Return the material word for word. Do not include the pictures.
%%
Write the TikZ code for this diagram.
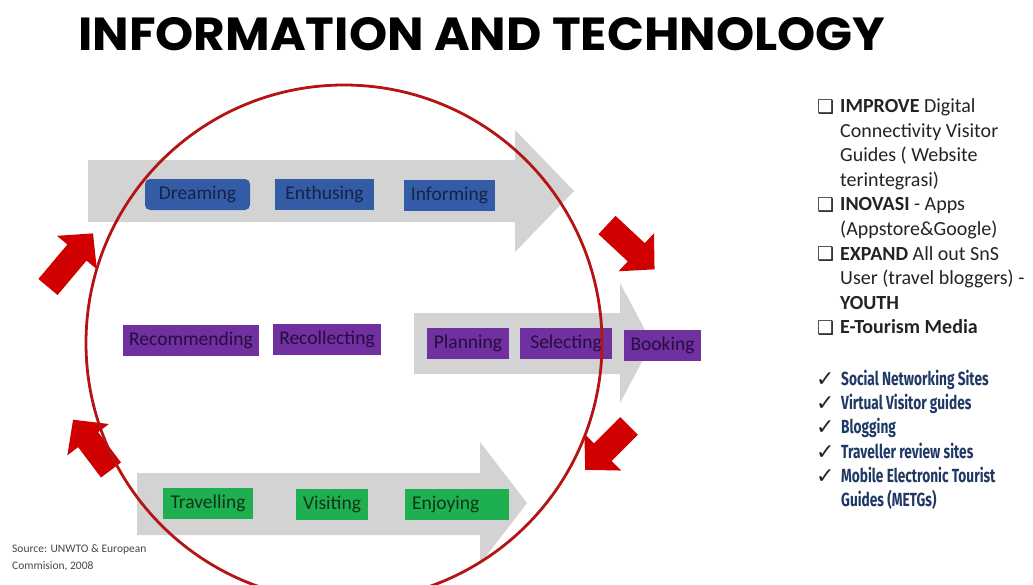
\documentclass[tikz,border=0pt]{standalone}
\usepackage{graphicx}
\usepackage{fontspec}
\setmainfont{Carlito}
\newfontfamily\titlefont{Poppins}
\newfontfamily\symfont{DejaVu Sans}
\newfontfamily\condfont[FakeStretch=0.72]{Fira Sans}
\definecolor{barGray}{RGB}{211,211,211}
\definecolor{boxBlue}{RGB}{52,92,166}
\definecolor{txtBlue}{RGB}{22,34,70}
\definecolor{boxPurple}{RGB}{112,48,160}
\definecolor{txtPurple}{RGB}{40,12,62}
\definecolor{boxGreen}{RGB}{30,176,80}
\definecolor{txtGreen}{RGB}{16,52,24}
\definecolor{arrRed}{RGB}{208,0,0}
\definecolor{ringRed}{RGB}{180,20,20}
\definecolor{navyTxt}{RGB}{31,56,100}
\definecolor{listTxt}{RGB}{35,35,35}
\definecolor{srcTxt}{RGB}{70,70,70}
\begin{document}
\begin{tikzpicture}[x=1pt,y=-1pt,
  stagebox/.style={inner sep=0pt, minimum height=31pt, font=\fontsize{19.5}{22}\selectfont},
  bluebox/.style={stagebox, fill=boxBlue, text=txtBlue},
  purplebox/.style={stagebox, fill=boxPurple, text=txtPurple},
  greenbox/.style={stagebox, fill=boxGreen, text=txtGreen},
  grayarrow/.style={fill=barGray, draw=none},
  redarrow/.style={fill=arrRed, draw=none},
  ring/.style={draw=ringRed, line width=2.8pt},
  listline/.style={anchor=base west, inner sep=0pt, text=listTxt, font=\fontsize{20}{24}\selectfont},
  bulletbox/.style={anchor=base west, inner sep=0pt, text=listTxt, font=\symfont\fontsize{19}{20}\selectfont},
  checkline/.style={anchor=base west, inner sep=0pt, text=navyTxt, font=\condfont\bfseries\fontsize{19}{22}\selectfont},
  checkmark/.style={anchor=base west, inner sep=0pt, text=listTxt, font=\symfont\fontsize{22}{24}\selectfont},
  srcline/.style={anchor=base west, inner sep=0pt, text=srcTxt, font=\fontsize{11.5}{13}\selectfont}
]
\useasboundingbox (0,0) rectangle (1033,584);
\clip (0,0) rectangle (1033,584);

% title
\node[anchor=north west, inner sep=0pt] (title) at (78,17)
  {\resizebox{807pt}{33pt}{\titlefont\bfseries INFORMATION AND TECHNOLOGY}};

% grey process arrows
\fill[grayarrow] (88,160) -- (515,160) -- (515,130) -- (574,191) -- (515,252) -- (515,222) -- (88,222) -- cycle;
\fill[grayarrow] (414,313) -- (620,313) -- (620,283) -- (652,343) -- (620,403) -- (620,374) -- (414,374) -- cycle;
\fill[grayarrow] (137,473) -- (480,473) -- (480,442) -- (527,503) -- (480,564) -- (480,535) -- (137,535) -- cycle;

% stage boxes
\node[bluebox, rounded corners=5pt, minimum width=105pt] (dreaming) at (197.5,194.5) {Dreaming};
\node[bluebox, minimum width=99pt] (enthusing) at (324.5,194) {Enthusing};
\node[bluebox, minimum width=91pt] (informing) at (449.5,195) {Informing};

\node[purplebox, minimum width=136pt] (recommending) at (191,340) {Recommending};
\node[purplebox, minimum width=108pt] (recollecting) at (327,339.5) {Recollecting};
\node[purplebox, minimum width=82pt] (planning) at (468,343.5) {Planning};
\node[purplebox, minimum width=92pt] (selecting) at (566,343.5) {Selecting};
\node[purplebox, minimum width=77pt] (booking) at (662.5,345.5) {Booking};

\node[greenbox, minimum width=90pt] (travelling) at (208,503) {Travelling};
\node[greenbox, minimum width=72pt] (visiting) at (332,504) {Visiting};
\node[greenbox, minimum width=104pt, text width=90pt, align=left] (enjoying) at (457,504) {Enjoying};

% red cycle arrows
\foreach \px/\py/\ang/\len in {48/287/50/70, 607/225/-43/65, 629/426/225/62, 111/470/127/63}{
  \begin{scope}[shift={(\px,\py)}, rotate=\ang]
    \fill[redarrow] (0,-12.5) -- (\len-25,-12.5) -- (\len-25,-26) -- (\len,0)
       -- (\len-25,26) -- (\len-25,12.5) -- (0,12.5) -- cycle;
  \end{scope}
}

% ring
\draw[ring] (344,343) circle[radius=258pt];

% right list
\node[bulletbox] (b1) at (817,113) {❑};
\node[listline] (l1) at (840,112.5) {\textbf{IMPROVE} Digital};
\node[listline] (l2) at (840,137.1) {Connectivity Visitor};
\node[listline] (l3) at (840,161.7) {Guides ( Website};
\node[listline] (l4) at (840,186.3) {terintegrasi)};
\node[bulletbox] (b2) at (817,211.4) {❑};
\node[listline] (l5) at (840,210.9) {\textbf{INOVASI} - Apps};
\node[listline] (l6) at (840,235.5) {(Appstore\&Google)};
\node[bulletbox] (b3) at (817,260.6) {❑};
\node[listline] (l7) at (840,260.1) {\textbf{EXPAND} All out SnS};
\node[listline] (l8) at (840,284.7) {User (travel bloggers) -};
\node[listline] (l9) at (840,309.3) {\textbf{YOUTH}};
\node[bulletbox] (b4) at (817,334.4) {❑};
\node[listline] (l10) at (840,333.9) {\textbf{E-Tourism Media}};

% checklist
\node[checkmark] (c1) at (816,386) {✓};
\node[checkline] (k1) at (841,385) {Social Networking Sites};
\node[checkmark] (c2) at (816,410) {✓};
\node[checkline] (k2) at (841,409) {Virtual Visitor guides};
\node[checkmark] (c3) at (816,434) {✓};
\node[checkline] (k3) at (841,433) {Blogging};
\node[checkmark] (c4) at (816,459) {✓};
\node[checkline] (k4) at (841,458) {Traveller review sites};
\node[checkmark] (c5) at (816,483) {✓};
\node[checkline] (k5) at (841,482) {Mobile Electronic Tourist};
\node[checkline] (k6) at (841,506) {Guides (METGs)};

% source
\node[srcline] (src1) at (12,552) {Source: UNWTO \& European};
\node[srcline] (src2) at (12,569) {Commision, 2008};
\end{tikzpicture}
\end{document}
%%
» **Answer to the task**:
Write the TikZ code for this diagram.
\documentclass[tikz,border=0pt]{standalone}
\usepackage{graphicx}
\usepackage{fontspec}
\setmainfont{Carlito}
\newfontfamily\titlefont{Poppins}
\newfontfamily\symfont{DejaVu Sans}
\newfontfamily\condfont[FakeStretch=0.72]{Fira Sans}
\definecolor{barGray}{RGB}{211,211,211}
\definecolor{boxBlue}{RGB}{52,92,166}
\definecolor{txtBlue}{RGB}{22,34,70}
\definecolor{boxPurple}{RGB}{112,48,160}
\definecolor{txtPurple}{RGB}{40,12,62}
\definecolor{boxGreen}{RGB}{30,176,80}
\definecolor{txtGreen}{RGB}{16,52,24}
\definecolor{arrRed}{RGB}{208,0,0}
\definecolor{ringRed}{RGB}{180,20,20}
\definecolor{navyTxt}{RGB}{31,56,100}
\definecolor{listTxt}{RGB}{35,35,35}
\definecolor{srcTxt}{RGB}{70,70,70}
\begin{document}
\begin{tikzpicture}[x=1pt,y=-1pt,
  stagebox/.style={inner sep=0pt, minimum height=31pt, font=\fontsize{19.5}{22}\selectfont},
  bluebox/.style={stagebox, fill=boxBlue, text=txtBlue},
  purplebox/.style={stagebox, fill=boxPurple, text=txtPurple},
  greenbox/.style={stagebox, fill=boxGreen, text=txtGreen},
  grayarrow/.style={fill=barGray, draw=none},
  redarrow/.style={fill=arrRed, draw=none},
  ring/.style={draw=ringRed, line width=2.8pt},
  listline/.style={anchor=base west, inner sep=0pt, text=listTxt, font=\fontsize{20}{24}\selectfont},
  bulletbox/.style={anchor=base west, inner sep=0pt, text=listTxt, font=\symfont\fontsize{19}{20}\selectfont},
  checkline/.style={anchor=base west, inner sep=0pt, text=navyTxt, font=\condfont\bfseries\fontsize{19}{22}\selectfont},
  checkmark/.style={anchor=base west, inner sep=0pt, text=listTxt, font=\symfont\fontsize{22}{24}\selectfont},
  srcline/.style={anchor=base west, inner sep=0pt, text=srcTxt, font=\fontsize{11.5}{13}\selectfont}
]
\useasboundingbox (0,0) rectangle (1033,584);
\clip (0,0) rectangle (1033,584);

% title
\node[anchor=north west, inner sep=0pt] (title) at (78,17)
  {\resizebox{807pt}{33pt}{\titlefont\bfseries INFORMATION AND TECHNOLOGY}};

% grey process arrows
\fill[grayarrow] (88,160) -- (515,160) -- (515,130) -- (574,191) -- (515,252) -- (515,222) -- (88,222) -- cycle;
\fill[grayarrow] (414,313) -- (620,313) -- (620,283) -- (652,343) -- (620,403) -- (620,374) -- (414,374) -- cycle;
\fill[grayarrow] (137,473) -- (480,473) -- (480,442) -- (527,503) -- (480,564) -- (480,535) -- (137,535) -- cycle;

% stage boxes
\node[bluebox, rounded corners=5pt, minimum width=105pt] (dreaming) at (197.5,194.5) {Dreaming};
\node[bluebox, minimum width=99pt] (enthusing) at (324.5,194) {Enthusing};
\node[bluebox, minimum width=91pt] (informing) at (449.5,195) {Informing};

\node[purplebox, minimum width=136pt] (recommending) at (191,340) {Recommending};
\node[purplebox, minimum width=108pt] (recollecting) at (327,339.5) {Recollecting};
\node[purplebox, minimum width=82pt] (planning) at (468,343.5) {Planning};
\node[purplebox, minimum width=92pt] (selecting) at (566,343.5) {Selecting};
\node[purplebox, minimum width=77pt] (booking) at (662.5,345.5) {Booking};

\node[greenbox, minimum width=90pt] (travelling) at (208,503) {Travelling};
\node[greenbox, minimum width=72pt] (visiting) at (332,504) {Visiting};
\node[greenbox, minimum width=104pt, text width=90pt, align=left] (enjoying) at (457,504) {Enjoying};

% red cycle arrows
\foreach \px/\py/\ang/\len in {48/287/50/70, 607/225/-43/65, 629/426/225/62, 111/470/127/63}{
  \begin{scope}[shift={(\px,\py)}, rotate=\ang]
    \fill[redarrow] (0,-12.5) -- (\len-25,-12.5) -- (\len-25,-26) -- (\len,0)
       -- (\len-25,26) -- (\len-25,12.5) -- (0,12.5) -- cycle;
  \end{scope}
}

% ring
\draw[ring] (344,343) circle[radius=258pt];

% right list
\node[bulletbox] (b1) at (817,113) {❑};
\node[listline] (l1) at (840,112.5) {\textbf{IMPROVE} Digital};
\node[listline] (l2) at (840,137.1) {Connectivity Visitor};
\node[listline] (l3) at (840,161.7) {Guides ( Website};
\node[listline] (l4) at (840,186.3) {terintegrasi)};
\node[bulletbox] (b2) at (817,211.4) {❑};
\node[listline] (l5) at (840,210.9) {\textbf{INOVASI} - Apps};
\node[listline] (l6) at (840,235.5) {(Appstore\&Google)};
\node[bulletbox] (b3) at (817,260.6) {❑};
\node[listline] (l7) at (840,260.1) {\textbf{EXPAND} All out SnS};
\node[listline] (l8) at (840,284.7) {User (travel bloggers) -};
\node[listline] (l9) at (840,309.3) {\textbf{YOUTH}};
\node[bulletbox] (b4) at (817,334.4) {❑};
\node[listline] (l10) at (840,333.9) {\textbf{E-Tourism Media}};

% checklist
\node[checkmark] (c1) at (816,386) {✓};
\node[checkline] (k1) at (841,385) {Social Networking Sites};
\node[checkmark] (c2) at (816,410) {✓};
\node[checkline] (k2) at (841,409) {Virtual Visitor guides};
\node[checkmark] (c3) at (816,434) {✓};
\node[checkline] (k3) at (841,433) {Blogging};
\node[checkmark] (c4) at (816,459) {✓};
\node[checkline] (k4) at (841,458) {Traveller review sites};
\node[checkmark] (c5) at (816,483) {✓};
\node[checkline] (k5) at (841,482) {Mobile Electronic Tourist};
\node[checkline] (k6) at (841,506) {Guides (METGs)};

% source
\node[srcline] (src1) at (12,552) {Source: UNWTO \& European};
\node[srcline] (src2) at (12,569) {Commision, 2008};
\end{tikzpicture}
\end{document}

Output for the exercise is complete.